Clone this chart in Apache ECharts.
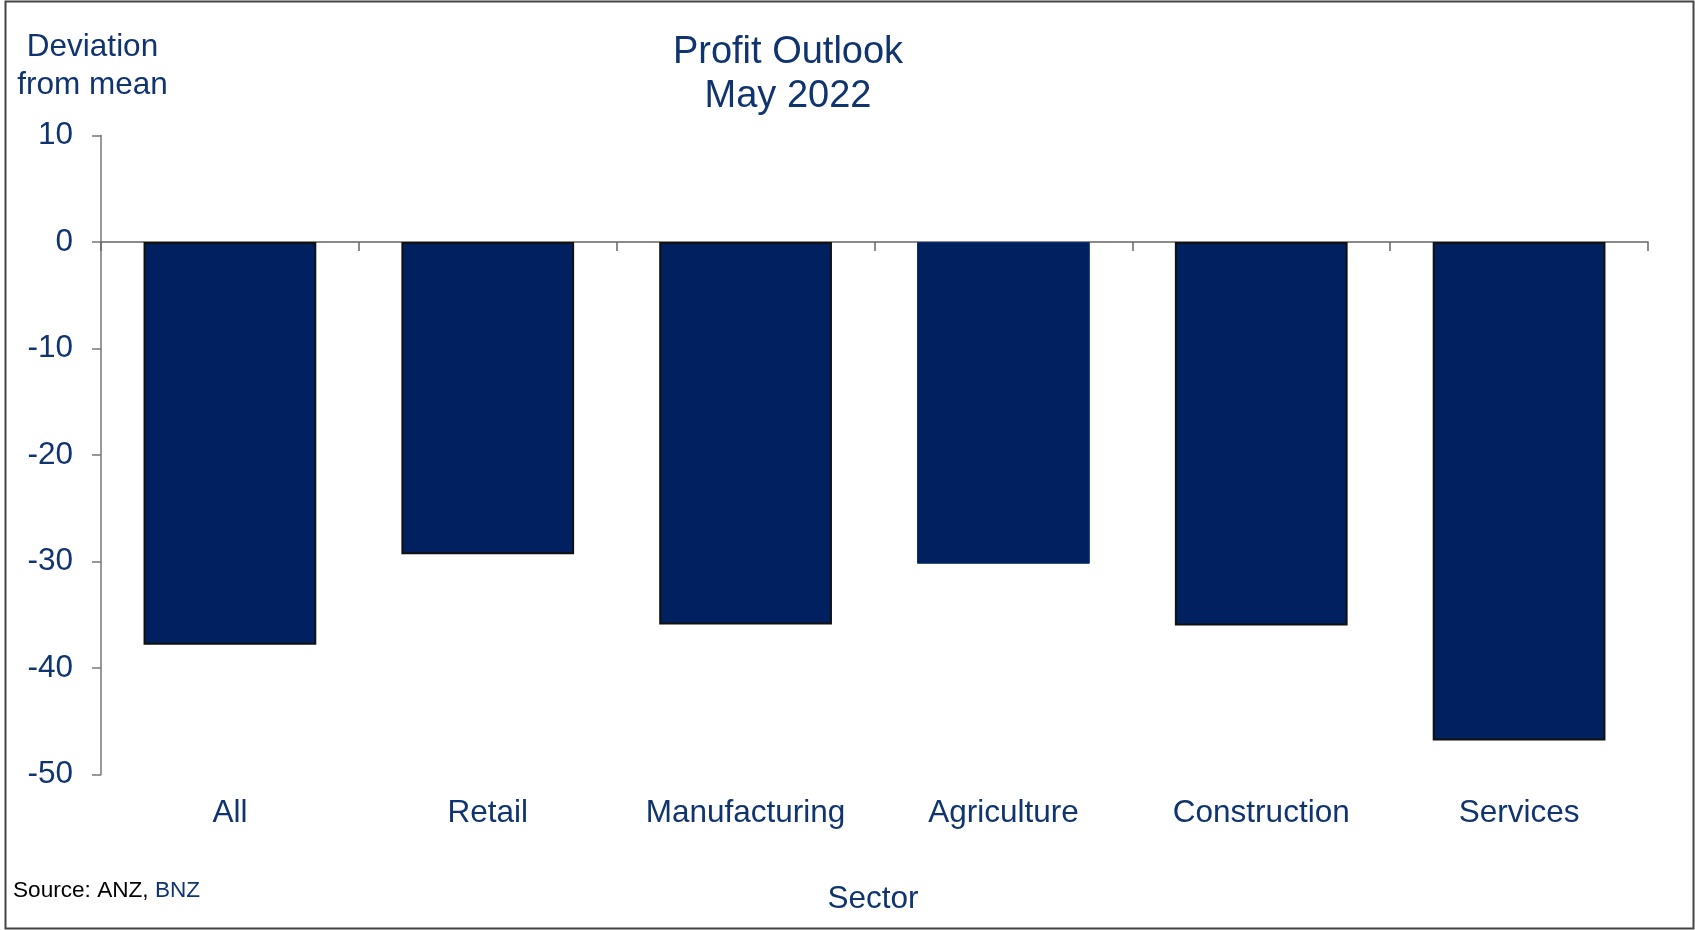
<!DOCTYPE html>
<html>
<head>
<meta charset="utf-8">
<script src="https://cdn.jsdelivr.net/npm/echarts@6/dist/echarts.min.js"></script>
<style>
html,body{margin:0;padding:0;background:#fff;}
#chart{width:1695px;height:930px;}
</style>
</head>
<body>
<div id="chart"></div>
<script>
const categories = ['All', 'Retail', 'Manufacturing', 'Agriculture', 'Construction', 'Services'];
const profitDeviation = [-37.8, -29.3, -35.9, -30.2, -36.0, -46.8];
const yMin = -50, yMax = 10, yStep = 10;

const FONT = "'Liberation Sans', Arial, sans-serif";
const TEXT = '#0f3470';
const BAR = '#002060';

const chart = echarts.init(document.getElementById('chart'), null, {renderer: 'canvas'});

const barData = profitDeviation.map((v, i) => ({
  value: v,
  itemStyle: categories[i] === 'Agriculture'
    ? {color: BAR, borderColor: '#0a2c6a', borderWidth: 1}
    : {color: BAR, borderColor: '#111', borderWidth: 2}
}));

chart.setOption({
  animation: false,
  backgroundColor: '#fff',
  textStyle: {fontFamily: FONT},
  title: [
    {text: 'Profit Outlook\nMay 2022', left: 788, top: 31, padding: 0, textAlign: 'center',
     textStyle: {fontFamily: FONT, fontSize: 38, fontWeight: 'normal', lineHeight: 44, color: TEXT}},
    {text: 'Deviation\nfrom mean', left: 92.5, top: 28, padding: 0, textAlign: 'center',
     textStyle: {fontFamily: FONT, fontSize: 31.5, fontWeight: 'normal', lineHeight: 38, color: TEXT}},
    {text: 'Sector', left: 873, top: 884, padding: 0, textAlign: 'center',
     textStyle: {fontFamily: FONT, fontSize: 31.5, fontWeight: 'normal', lineHeight: 31, color: TEXT}},
    {text: '{a|Source: ANZ, }{b|BNZ}', left: 13, top: 879, padding: 0,
     textStyle: {fontFamily: FONT, fontSize: 22.6, fontWeight: 'normal', lineHeight: 23,
       rich: {a: {fontFamily: FONT, fontSize: 22.6, color: '#000', lineHeight: 23},
              b: {fontFamily: FONT, fontSize: 22.6, color: TEXT, lineHeight: 23}}}}
  ],
  grid: {left: 101, right: 47, top: 135.5, bottom: 155.3, containLabel: false},
  xAxis: [
    {
      type: 'category', data: categories, position: 'bottom',
      axisLine: {show: false, onZero: false}, axisTick: {show: false},
      axisLabel: {color: TEXT, fontSize: 31.5, fontFamily: FONT, margin: 23, interval: 0}
    },
    {
      type: 'category', data: categories, position: 'bottom',
      axisLine: {show: true, onZero: true, lineStyle: {color: '#666', width: 1.5}},
      axisTick: {show: true, length: 9, lineStyle: {color: '#666', width: 1.5}},
      axisLabel: {show: false}
    }
  ],
  yAxis: {
    type: 'value', min: yMin, max: yMax, interval: yStep,
    axisLine: {show: true, lineStyle: {color: '#777', width: 1.5}},
    axisTick: {show: true, length: 9, lineStyle: {color: '#777', width: 1.5}},
    splitLine: {show: false},
    axisLabel: {color: TEXT, fontSize: 31.5, fontFamily: FONT, margin: 28}
  },
  series: [{
    type: 'bar', xAxisIndex: 0, data: barData, barWidth: '67%'
  }],
  graphic: [{
    type: 'rect', silent: true, z: 100,
    shape: {x: 5.5, y: 1.5, width: 1688, height: 927},
    style: {fill: 'none', stroke: '#444', lineWidth: 2}
  }]
});
</script>
</body>
</html>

Given instruction: Without the pictures, write out the whole listing above exactly as it appears.

Result:
Clone this chart in Apache ECharts.
<!DOCTYPE html>
<html>
<head>
<meta charset="utf-8">
<script src="https://cdn.jsdelivr.net/npm/echarts@6/dist/echarts.min.js"></script>
<style>
html,body{margin:0;padding:0;background:#fff;}
#chart{width:1695px;height:930px;}
</style>
</head>
<body>
<div id="chart"></div>
<script>
const categories = ['All', 'Retail', 'Manufacturing', 'Agriculture', 'Construction', 'Services'];
const profitDeviation = [-37.8, -29.3, -35.9, -30.2, -36.0, -46.8];
const yMin = -50, yMax = 10, yStep = 10;

const FONT = "'Liberation Sans', Arial, sans-serif";
const TEXT = '#0f3470';
const BAR = '#002060';

const chart = echarts.init(document.getElementById('chart'), null, {renderer: 'canvas'});

const barData = profitDeviation.map((v, i) => ({
  value: v,
  itemStyle: categories[i] === 'Agriculture'
    ? {color: BAR, borderColor: '#0a2c6a', borderWidth: 1}
    : {color: BAR, borderColor: '#111', borderWidth: 2}
}));

chart.setOption({
  animation: false,
  backgroundColor: '#fff',
  textStyle: {fontFamily: FONT},
  title: [
    {text: 'Profit Outlook\nMay 2022', left: 788, top: 31, padding: 0, textAlign: 'center',
     textStyle: {fontFamily: FONT, fontSize: 38, fontWeight: 'normal', lineHeight: 44, color: TEXT}},
    {text: 'Deviation\nfrom mean', left: 92.5, top: 28, padding: 0, textAlign: 'center',
     textStyle: {fontFamily: FONT, fontSize: 31.5, fontWeight: 'normal', lineHeight: 38, color: TEXT}},
    {text: 'Sector', left: 873, top: 884, padding: 0, textAlign: 'center',
     textStyle: {fontFamily: FONT, fontSize: 31.5, fontWeight: 'normal', lineHeight: 31, color: TEXT}},
    {text: '{a|Source: ANZ, }{b|BNZ}', left: 13, top: 879, padding: 0,
     textStyle: {fontFamily: FONT, fontSize: 22.6, fontWeight: 'normal', lineHeight: 23,
       rich: {a: {fontFamily: FONT, fontSize: 22.6, color: '#000', lineHeight: 23},
              b: {fontFamily: FONT, fontSize: 22.6, color: TEXT, lineHeight: 23}}}}
  ],
  grid: {left: 101, right: 47, top: 135.5, bottom: 155.3, containLabel: false},
  xAxis: [
    {
      type: 'category', data: categories, position: 'bottom',
      axisLine: {show: false, onZero: false}, axisTick: {show: false},
      axisLabel: {color: TEXT, fontSize: 31.5, fontFamily: FONT, margin: 23, interval: 0}
    },
    {
      type: 'category', data: categories, position: 'bottom',
      axisLine: {show: true, onZero: true, lineStyle: {color: '#666', width: 1.5}},
      axisTick: {show: true, length: 9, lineStyle: {color: '#666', width: 1.5}},
      axisLabel: {show: false}
    }
  ],
  yAxis: {
    type: 'value', min: yMin, max: yMax, interval: yStep,
    axisLine: {show: true, lineStyle: {color: '#777', width: 1.5}},
    axisTick: {show: true, length: 9, lineStyle: {color: '#777', width: 1.5}},
    splitLine: {show: false},
    axisLabel: {color: TEXT, fontSize: 31.5, fontFamily: FONT, margin: 28}
  },
  series: [{
    type: 'bar', xAxisIndex: 0, data: barData, barWidth: '67%'
  }],
  graphic: [{
    type: 'rect', silent: true, z: 100,
    shape: {x: 5.5, y: 1.5, width: 1688, height: 927},
    style: {fill: 'none', stroke: '#444', lineWidth: 2}
  }]
});
</script>
</body>
</html>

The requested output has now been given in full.